::: Data provided

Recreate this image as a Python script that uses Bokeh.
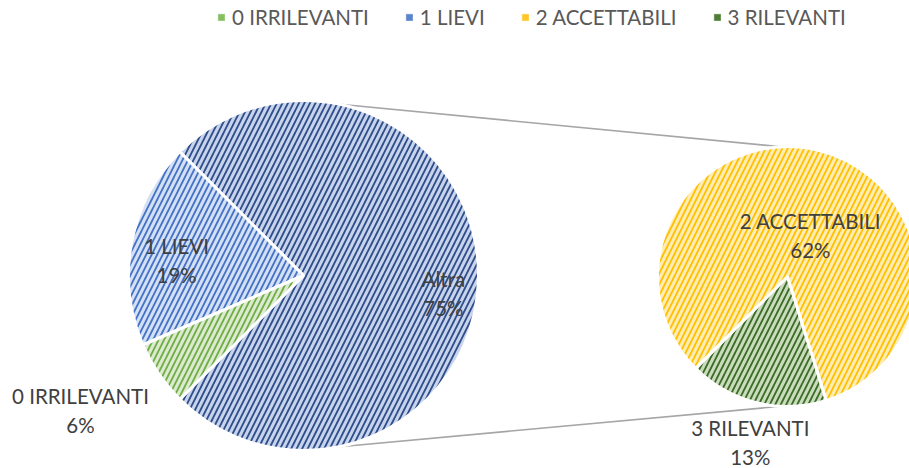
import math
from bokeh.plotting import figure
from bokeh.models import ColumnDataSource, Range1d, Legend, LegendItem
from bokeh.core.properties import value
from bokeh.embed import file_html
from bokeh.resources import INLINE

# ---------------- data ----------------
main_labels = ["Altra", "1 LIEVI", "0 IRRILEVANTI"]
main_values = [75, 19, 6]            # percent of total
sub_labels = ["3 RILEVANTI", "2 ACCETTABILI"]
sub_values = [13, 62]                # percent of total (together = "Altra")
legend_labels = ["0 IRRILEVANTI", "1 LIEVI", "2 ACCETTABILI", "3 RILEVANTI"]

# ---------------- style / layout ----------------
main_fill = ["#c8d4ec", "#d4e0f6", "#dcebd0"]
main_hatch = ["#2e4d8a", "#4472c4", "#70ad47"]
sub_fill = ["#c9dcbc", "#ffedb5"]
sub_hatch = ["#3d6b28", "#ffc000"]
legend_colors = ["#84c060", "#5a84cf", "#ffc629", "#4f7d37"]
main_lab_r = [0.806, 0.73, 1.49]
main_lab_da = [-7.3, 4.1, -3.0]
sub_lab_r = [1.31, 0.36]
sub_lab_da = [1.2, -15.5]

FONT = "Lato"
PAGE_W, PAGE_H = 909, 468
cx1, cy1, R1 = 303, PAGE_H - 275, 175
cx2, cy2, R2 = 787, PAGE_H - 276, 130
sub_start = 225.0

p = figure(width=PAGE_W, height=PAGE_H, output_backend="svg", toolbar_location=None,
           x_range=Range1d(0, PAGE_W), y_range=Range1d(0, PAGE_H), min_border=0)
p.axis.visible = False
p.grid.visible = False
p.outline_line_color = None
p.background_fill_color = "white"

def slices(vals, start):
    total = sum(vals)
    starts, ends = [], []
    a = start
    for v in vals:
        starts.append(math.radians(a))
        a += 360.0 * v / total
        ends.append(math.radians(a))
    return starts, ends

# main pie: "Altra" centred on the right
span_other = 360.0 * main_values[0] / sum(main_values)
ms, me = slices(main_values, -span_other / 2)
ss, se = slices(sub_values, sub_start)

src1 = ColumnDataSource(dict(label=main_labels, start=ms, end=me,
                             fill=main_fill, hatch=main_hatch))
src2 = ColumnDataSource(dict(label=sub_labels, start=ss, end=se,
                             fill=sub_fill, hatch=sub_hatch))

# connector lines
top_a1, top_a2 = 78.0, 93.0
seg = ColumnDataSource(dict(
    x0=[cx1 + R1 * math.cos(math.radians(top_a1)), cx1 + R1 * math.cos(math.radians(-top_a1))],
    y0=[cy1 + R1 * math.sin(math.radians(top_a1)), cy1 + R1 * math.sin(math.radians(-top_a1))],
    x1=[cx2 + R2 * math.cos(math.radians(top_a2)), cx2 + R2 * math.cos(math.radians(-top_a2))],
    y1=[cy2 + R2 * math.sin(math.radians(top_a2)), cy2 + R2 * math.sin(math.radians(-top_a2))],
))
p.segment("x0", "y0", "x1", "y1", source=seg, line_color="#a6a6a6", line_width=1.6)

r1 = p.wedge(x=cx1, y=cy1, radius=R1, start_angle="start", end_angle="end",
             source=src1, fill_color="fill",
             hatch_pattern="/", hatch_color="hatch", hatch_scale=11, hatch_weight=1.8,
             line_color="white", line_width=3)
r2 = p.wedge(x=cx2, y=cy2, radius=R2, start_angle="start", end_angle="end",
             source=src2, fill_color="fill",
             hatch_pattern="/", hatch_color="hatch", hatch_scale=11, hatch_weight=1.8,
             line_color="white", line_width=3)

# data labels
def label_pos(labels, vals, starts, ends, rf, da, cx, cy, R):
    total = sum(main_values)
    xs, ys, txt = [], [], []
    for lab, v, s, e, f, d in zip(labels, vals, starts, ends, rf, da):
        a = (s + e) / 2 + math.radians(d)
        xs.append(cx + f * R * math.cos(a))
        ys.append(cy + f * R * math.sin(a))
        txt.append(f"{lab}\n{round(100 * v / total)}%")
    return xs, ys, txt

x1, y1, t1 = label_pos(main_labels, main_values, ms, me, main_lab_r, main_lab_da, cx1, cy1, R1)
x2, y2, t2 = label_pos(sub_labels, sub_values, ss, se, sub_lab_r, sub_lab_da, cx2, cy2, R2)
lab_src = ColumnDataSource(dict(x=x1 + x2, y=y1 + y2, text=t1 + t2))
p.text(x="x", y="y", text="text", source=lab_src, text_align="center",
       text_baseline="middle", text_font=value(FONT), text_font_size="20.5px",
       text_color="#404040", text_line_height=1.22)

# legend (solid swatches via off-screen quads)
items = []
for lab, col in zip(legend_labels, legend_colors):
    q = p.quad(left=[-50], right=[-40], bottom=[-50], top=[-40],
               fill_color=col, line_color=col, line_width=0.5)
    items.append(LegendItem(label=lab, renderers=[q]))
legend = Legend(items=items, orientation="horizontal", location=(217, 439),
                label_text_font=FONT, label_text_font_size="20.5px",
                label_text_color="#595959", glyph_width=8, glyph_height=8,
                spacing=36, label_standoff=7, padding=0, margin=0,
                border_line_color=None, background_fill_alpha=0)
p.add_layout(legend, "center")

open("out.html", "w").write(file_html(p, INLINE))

::::::
::: Data provided

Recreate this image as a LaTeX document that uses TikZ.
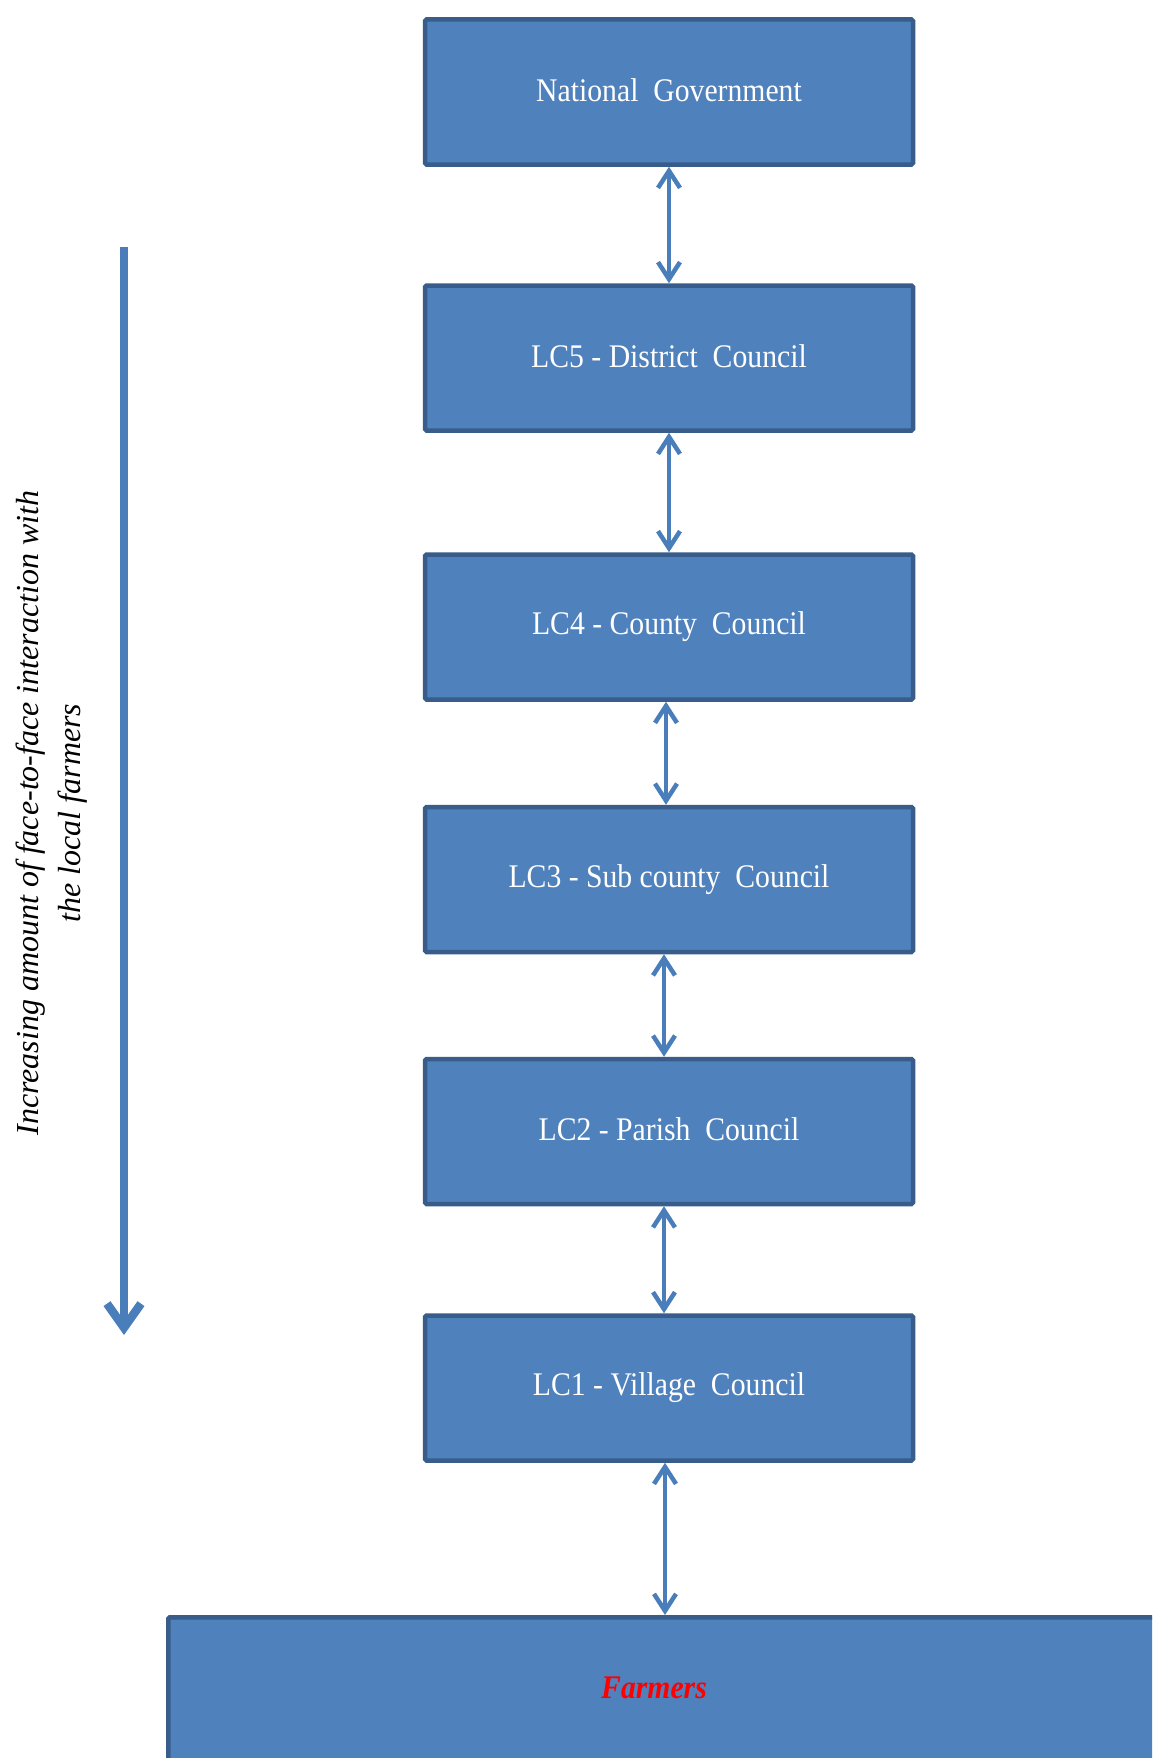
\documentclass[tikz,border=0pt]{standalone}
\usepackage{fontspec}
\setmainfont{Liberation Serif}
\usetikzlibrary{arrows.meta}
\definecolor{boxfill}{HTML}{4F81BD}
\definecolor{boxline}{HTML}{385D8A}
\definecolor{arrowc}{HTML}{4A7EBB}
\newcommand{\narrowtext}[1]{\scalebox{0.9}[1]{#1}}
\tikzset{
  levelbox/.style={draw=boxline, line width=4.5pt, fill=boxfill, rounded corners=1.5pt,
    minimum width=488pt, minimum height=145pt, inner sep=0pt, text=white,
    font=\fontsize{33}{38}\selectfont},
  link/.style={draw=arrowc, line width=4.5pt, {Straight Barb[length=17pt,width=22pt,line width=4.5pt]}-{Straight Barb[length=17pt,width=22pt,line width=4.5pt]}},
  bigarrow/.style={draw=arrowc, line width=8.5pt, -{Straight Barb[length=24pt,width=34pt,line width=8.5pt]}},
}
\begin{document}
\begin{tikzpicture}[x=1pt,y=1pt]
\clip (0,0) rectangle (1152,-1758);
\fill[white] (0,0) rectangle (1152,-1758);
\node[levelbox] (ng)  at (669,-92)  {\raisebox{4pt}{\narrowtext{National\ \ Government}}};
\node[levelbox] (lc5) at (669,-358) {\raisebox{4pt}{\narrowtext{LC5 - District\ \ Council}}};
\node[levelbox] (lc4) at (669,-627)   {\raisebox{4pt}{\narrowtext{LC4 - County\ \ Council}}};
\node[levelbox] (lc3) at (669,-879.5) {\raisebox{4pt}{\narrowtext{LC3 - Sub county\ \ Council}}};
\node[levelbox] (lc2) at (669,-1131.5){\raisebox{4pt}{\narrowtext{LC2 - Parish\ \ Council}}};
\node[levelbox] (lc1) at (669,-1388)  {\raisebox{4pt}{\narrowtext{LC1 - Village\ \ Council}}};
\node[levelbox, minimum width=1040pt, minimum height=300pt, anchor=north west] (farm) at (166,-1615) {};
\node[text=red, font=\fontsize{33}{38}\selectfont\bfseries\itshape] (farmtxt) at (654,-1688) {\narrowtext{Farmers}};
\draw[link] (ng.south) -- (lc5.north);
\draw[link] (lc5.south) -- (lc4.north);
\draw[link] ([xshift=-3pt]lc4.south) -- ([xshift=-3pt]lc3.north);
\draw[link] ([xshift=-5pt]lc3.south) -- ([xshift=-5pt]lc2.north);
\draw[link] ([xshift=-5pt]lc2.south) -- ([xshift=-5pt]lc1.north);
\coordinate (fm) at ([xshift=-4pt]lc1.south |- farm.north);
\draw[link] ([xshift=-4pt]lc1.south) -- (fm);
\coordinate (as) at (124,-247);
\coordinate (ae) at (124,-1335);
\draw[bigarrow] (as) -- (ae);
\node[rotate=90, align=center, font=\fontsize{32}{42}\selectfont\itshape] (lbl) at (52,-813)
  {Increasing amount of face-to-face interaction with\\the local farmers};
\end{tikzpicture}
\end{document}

::::::

Copy exactly the stretch of lines that starts at the line holding "Recreate this image as a Python" and ends at the line holding "from bokeh.resources import INLINE". Drop the pictures.

Recreate this image as a Python script that uses Bokeh.
import math
from bokeh.plotting import figure
from bokeh.models import ColumnDataSource, Range1d, Legend, LegendItem
from bokeh.core.properties import value
from bokeh.embed import file_html
from bokeh.resources import INLINE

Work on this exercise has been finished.